For vendors that appear to be operating like a permanent restaurant — i.e., staying in one place rather than visiting a commissary — Griffith said cities can pursue zoning or restaurant-permit reviews and issue citations. County staff asked Garland-area participants to forward complaints with vendor names and precise locations so inspectors can follow up, and said they will perform after-dark inspections when complaints indicate vendors operate in the evening.
Fees, paperwork and common inspection failures
On fees and paperwork, Griffith presented a printed fee schedule and said the first-year permit fee appears on the packet as “12.78” (as read aloud during the meeting). Later in the discussion staff described the first-year permit cost as roughly $1,200 and said the renewal fee is half the first-year price; meeting remarks left a discrepancy between the two representations. Griffith said the county accepts cash, card and money orders and will mail or email certificates and stickers to permitted operators.
County staff described common inspection failures: vendors not bringing required documents (sales-tax permit, commissary agreement, commissary’s food permit), nonworking generators or refrigeration, insufficient hot water, and pest evidence. They said mobile carts that sell only prepackaged frozen items (for example prepackaged ice cream) generally do not require a county permit, but carts selling prepared hot food do.
Legal and regulatory references
County presenters said the permitting system implements Texas food-establishment rules (referred to in the meeting as Texas food establishment rules). Griffith also mentioned recent state legislation that changed how units are regulated; staff referenced a House bill by number during the discussion and said lawmakers have sought clarifying language since the law took effect in September 2023.
Why this matters
Garland-area residents and elected members raised particular concern about food trucks parked long-term at gas stations and other private lots that inspectors say do not appear to return to a commissary daily and that sometimes lack permanent potable-water or restroom hookups. County staff said they will investigate complaints and recommended city zoning follow-up for vendors that behave like brick-and-mortar restaurants.

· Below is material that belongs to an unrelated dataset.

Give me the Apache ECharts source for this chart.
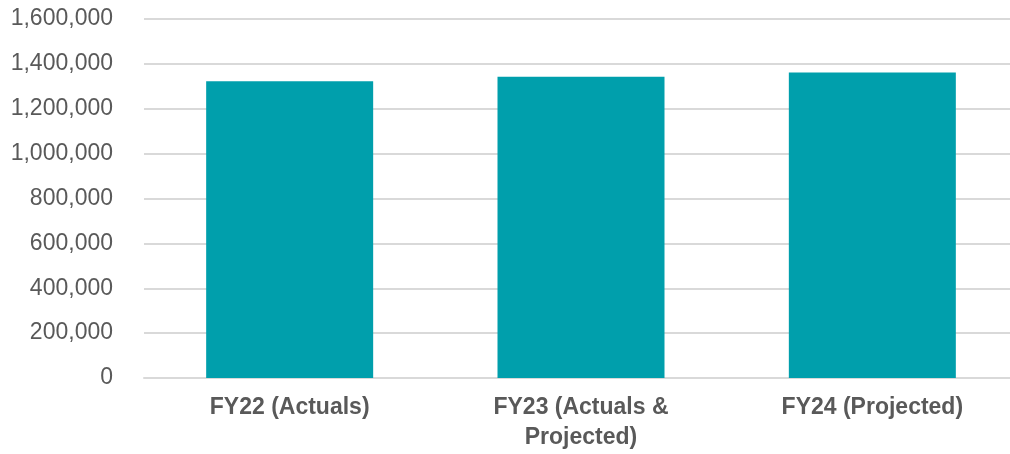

What participants were asked to do
County staff asked Garland participants to send specific complaint details — vendor name, unit color, precise address and typical hours — so inspectors can locate and, if necessary, re-inspect units. Griffith said the county’s mobile unit inspection location and processing center is listed in the packet and that operators are required to bring documents and equipment to prove refrigeration, hot water and potable-water plumbing work during on-site checks.
Speakers quoted in this article are present in the meeting record and attributed from the transcript.